LONDON: Qatar’s dispute with its Gulf neighbors has hit the country’s banking sector as rating agency Moody’s Investors Service changes its outlook from stable to negative.
The agency said that if the current rift between Qatar and its neighboring Gulf countries is prolonged, it could trigger outflows of foreign deposits and other external funding. This could lead to the banking sector’s high liquidity buffers reducing.
“Against this backdrop, Qatari banks’ profitability will likely decline, with return-on-assets declining to around 1.4 percent for 2017, from 1.6 percent in 2016, driven by increases in funding and provisioning costs,” said Nitish Bhojnagarwala, a vice president at Moody’s.

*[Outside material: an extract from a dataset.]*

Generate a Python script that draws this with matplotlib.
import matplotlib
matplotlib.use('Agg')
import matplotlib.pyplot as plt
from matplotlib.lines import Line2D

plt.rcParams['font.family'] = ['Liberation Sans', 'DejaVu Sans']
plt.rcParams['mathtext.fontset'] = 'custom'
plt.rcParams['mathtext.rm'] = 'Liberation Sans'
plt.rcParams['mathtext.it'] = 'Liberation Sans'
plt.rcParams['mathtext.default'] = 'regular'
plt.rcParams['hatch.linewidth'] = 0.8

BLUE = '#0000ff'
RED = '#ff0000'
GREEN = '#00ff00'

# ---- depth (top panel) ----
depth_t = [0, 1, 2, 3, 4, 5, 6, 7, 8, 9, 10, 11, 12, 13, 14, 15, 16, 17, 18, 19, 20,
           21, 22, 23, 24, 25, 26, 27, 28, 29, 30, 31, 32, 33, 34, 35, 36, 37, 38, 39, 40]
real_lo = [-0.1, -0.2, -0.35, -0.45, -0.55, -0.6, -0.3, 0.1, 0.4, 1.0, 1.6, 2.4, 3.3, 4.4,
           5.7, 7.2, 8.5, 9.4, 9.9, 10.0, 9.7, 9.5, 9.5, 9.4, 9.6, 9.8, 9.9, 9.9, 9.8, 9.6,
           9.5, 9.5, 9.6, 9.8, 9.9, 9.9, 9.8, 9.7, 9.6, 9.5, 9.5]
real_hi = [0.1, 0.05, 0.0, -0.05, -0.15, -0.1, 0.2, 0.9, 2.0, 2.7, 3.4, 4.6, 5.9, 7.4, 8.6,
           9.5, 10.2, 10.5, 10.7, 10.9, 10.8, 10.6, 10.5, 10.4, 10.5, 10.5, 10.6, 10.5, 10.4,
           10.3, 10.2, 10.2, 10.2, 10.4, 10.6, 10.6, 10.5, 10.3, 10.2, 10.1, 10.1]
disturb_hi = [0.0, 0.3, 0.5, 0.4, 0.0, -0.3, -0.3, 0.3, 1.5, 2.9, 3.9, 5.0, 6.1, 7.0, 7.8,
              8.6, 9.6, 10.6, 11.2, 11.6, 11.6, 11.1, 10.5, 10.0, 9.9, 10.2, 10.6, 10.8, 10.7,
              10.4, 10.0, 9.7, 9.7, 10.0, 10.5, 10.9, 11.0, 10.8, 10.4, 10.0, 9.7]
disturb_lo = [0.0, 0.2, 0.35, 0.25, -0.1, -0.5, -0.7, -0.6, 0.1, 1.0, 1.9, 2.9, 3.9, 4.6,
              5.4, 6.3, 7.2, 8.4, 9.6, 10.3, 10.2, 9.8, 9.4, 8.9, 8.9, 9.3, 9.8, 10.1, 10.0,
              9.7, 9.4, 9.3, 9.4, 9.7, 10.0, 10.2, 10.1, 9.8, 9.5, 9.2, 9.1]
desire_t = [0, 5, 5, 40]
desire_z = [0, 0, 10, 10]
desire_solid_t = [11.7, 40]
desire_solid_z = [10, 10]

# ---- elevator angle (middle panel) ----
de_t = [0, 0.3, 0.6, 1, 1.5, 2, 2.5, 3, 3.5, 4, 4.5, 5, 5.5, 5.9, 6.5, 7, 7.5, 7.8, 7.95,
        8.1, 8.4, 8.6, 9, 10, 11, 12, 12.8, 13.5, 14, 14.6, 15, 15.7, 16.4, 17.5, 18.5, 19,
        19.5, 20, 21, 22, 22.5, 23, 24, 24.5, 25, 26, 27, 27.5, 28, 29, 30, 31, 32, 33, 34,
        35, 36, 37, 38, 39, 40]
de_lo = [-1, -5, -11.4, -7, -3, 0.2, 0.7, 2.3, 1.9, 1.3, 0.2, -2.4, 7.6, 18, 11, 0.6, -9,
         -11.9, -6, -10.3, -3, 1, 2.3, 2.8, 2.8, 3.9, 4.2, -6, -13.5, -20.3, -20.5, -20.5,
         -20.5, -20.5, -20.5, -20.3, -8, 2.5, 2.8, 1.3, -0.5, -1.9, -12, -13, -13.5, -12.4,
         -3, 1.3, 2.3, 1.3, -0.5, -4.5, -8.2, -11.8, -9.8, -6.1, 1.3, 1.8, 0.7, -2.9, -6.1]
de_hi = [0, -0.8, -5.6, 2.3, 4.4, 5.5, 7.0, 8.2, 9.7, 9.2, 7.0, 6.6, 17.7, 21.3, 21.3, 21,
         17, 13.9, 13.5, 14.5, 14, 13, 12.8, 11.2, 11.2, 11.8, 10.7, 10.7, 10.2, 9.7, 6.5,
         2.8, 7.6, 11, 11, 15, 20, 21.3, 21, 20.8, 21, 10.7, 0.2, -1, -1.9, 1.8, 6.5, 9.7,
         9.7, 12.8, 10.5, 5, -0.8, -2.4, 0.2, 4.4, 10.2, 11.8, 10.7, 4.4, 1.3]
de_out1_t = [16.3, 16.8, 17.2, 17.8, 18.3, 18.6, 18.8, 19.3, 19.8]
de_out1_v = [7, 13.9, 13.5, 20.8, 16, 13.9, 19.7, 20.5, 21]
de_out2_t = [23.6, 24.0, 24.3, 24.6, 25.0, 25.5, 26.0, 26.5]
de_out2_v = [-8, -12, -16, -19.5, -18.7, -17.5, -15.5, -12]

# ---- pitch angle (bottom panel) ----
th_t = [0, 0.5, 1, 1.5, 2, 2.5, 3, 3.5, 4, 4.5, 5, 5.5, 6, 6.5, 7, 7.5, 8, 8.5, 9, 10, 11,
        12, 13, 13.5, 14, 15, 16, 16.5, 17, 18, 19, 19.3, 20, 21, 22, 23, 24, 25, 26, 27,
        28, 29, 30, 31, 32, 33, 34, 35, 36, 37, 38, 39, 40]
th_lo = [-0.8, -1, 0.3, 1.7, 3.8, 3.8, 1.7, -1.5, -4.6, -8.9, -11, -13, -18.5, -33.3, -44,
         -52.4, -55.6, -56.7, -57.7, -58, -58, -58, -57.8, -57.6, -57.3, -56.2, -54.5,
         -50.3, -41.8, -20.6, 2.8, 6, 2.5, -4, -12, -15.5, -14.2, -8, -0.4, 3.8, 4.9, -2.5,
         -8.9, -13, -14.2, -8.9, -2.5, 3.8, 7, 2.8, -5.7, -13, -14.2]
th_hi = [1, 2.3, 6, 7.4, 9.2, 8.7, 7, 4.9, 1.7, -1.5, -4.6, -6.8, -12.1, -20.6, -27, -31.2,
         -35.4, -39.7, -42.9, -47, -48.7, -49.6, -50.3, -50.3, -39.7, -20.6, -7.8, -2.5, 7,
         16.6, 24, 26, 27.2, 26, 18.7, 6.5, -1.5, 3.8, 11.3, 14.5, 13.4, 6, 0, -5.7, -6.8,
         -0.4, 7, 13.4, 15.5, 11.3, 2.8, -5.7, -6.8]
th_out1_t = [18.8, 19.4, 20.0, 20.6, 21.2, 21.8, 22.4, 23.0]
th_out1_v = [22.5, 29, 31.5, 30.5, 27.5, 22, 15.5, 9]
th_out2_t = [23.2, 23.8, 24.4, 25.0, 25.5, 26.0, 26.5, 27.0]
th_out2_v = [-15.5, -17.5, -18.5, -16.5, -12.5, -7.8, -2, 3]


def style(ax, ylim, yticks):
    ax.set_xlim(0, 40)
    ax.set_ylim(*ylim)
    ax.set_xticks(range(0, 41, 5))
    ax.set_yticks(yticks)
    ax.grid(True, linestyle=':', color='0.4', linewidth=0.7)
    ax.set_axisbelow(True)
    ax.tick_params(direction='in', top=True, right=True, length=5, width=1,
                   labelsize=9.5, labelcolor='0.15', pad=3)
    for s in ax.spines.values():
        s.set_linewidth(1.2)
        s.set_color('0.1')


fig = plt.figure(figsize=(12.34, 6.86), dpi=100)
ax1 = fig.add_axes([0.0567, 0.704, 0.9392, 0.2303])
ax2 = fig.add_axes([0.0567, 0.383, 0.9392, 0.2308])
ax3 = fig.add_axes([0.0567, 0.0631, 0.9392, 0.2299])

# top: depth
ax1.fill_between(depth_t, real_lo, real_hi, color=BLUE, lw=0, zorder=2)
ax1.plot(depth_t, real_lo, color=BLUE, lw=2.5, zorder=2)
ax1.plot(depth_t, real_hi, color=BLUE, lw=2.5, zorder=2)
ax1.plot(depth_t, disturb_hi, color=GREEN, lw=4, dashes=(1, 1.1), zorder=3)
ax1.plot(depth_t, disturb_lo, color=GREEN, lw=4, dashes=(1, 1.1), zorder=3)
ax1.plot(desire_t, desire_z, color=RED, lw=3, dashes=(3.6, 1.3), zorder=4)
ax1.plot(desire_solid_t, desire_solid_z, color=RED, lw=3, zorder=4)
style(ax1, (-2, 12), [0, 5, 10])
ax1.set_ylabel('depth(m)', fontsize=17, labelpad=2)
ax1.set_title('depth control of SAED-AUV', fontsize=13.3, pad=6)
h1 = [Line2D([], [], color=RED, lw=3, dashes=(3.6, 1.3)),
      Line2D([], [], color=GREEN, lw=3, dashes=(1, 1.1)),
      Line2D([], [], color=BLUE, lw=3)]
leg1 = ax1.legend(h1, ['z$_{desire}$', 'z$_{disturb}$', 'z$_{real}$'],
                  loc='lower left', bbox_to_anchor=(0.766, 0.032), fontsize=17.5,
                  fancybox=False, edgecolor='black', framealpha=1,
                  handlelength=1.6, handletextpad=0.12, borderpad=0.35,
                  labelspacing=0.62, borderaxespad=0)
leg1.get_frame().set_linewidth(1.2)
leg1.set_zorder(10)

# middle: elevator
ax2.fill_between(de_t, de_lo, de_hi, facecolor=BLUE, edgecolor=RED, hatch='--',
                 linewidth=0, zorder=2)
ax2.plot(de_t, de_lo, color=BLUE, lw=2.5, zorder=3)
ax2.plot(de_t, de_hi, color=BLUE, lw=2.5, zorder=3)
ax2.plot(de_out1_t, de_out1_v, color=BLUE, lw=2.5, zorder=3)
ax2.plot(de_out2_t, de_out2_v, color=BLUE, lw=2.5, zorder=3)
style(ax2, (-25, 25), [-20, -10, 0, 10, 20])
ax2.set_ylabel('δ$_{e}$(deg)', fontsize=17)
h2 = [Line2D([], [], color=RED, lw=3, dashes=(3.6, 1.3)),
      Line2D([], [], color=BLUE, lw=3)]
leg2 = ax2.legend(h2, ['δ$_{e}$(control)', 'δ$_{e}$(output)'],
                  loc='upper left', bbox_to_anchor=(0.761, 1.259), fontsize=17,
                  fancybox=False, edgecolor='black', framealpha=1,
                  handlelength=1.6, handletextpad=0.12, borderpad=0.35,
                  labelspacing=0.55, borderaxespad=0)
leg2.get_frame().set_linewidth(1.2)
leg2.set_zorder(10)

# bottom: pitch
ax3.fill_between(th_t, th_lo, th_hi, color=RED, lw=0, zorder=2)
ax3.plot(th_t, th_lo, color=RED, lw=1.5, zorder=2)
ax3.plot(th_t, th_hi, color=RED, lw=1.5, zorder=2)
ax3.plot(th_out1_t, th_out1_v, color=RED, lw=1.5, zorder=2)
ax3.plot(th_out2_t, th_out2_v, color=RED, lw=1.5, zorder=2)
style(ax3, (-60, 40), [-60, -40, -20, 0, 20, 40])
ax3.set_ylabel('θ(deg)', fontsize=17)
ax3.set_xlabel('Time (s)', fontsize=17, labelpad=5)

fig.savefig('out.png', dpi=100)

In June, Saudi Arabia and a number of other Arab countries imposed sanctions on Qatar after accusing the Gulf state of supporting extremism and fueling instability in the region. The Arab states say that the sanctions can be lifted if a series of conditions are met. Qatar has so far refused to comply with their demands.
The lack of a resolution and continued uncertainty threatens to undermine Qatar’s economic diversification plans, the report said.

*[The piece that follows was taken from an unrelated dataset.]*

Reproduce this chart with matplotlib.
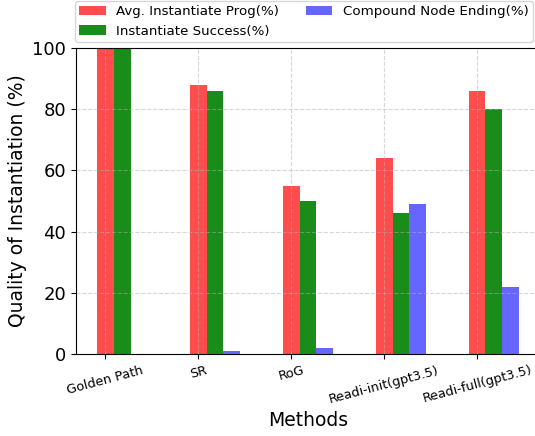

The rating agency said the banking sector’s outlook also worsened due to weakening operating conditions and the continued funding pressures the banks face.
“Qatari banks’ reliance on confidence-sensitive external funding has increased in recent years due to a significant decline in oil-related revenues,” said Bhojnagarwala. “This leaves them vulnerable to shifts in investor sentiment.”
Moody’s expects Qatar’s gross domestic product (GDP) growth to slow to 2.4 percent in 2017, a decline from the high levels of growth of around 13.3 percent recorded between 2006 and 2014. Growth rates will, however, remain among the highest in the Gulf, driven by the high level of government spending ahead of the FIFA World Cup to be hosted in the country in 2022.
The slowing economy, coupled with the regional dispute, will lead to a slight dip in asset quality, the report said. The system-wide problem loans are expected to increase to around 2.2 percent of gross loans by 2018, which compares to 1.7 percent at the end of December 2016, according to Bhojnagarwala.
Despite this increase, non-performing loans will remain among the lowest in the Gulf region into 2018. Continued capital spending by the government to support the economy coupled with regulations on government-related lending will help maintain low levels of NPLs, the report said.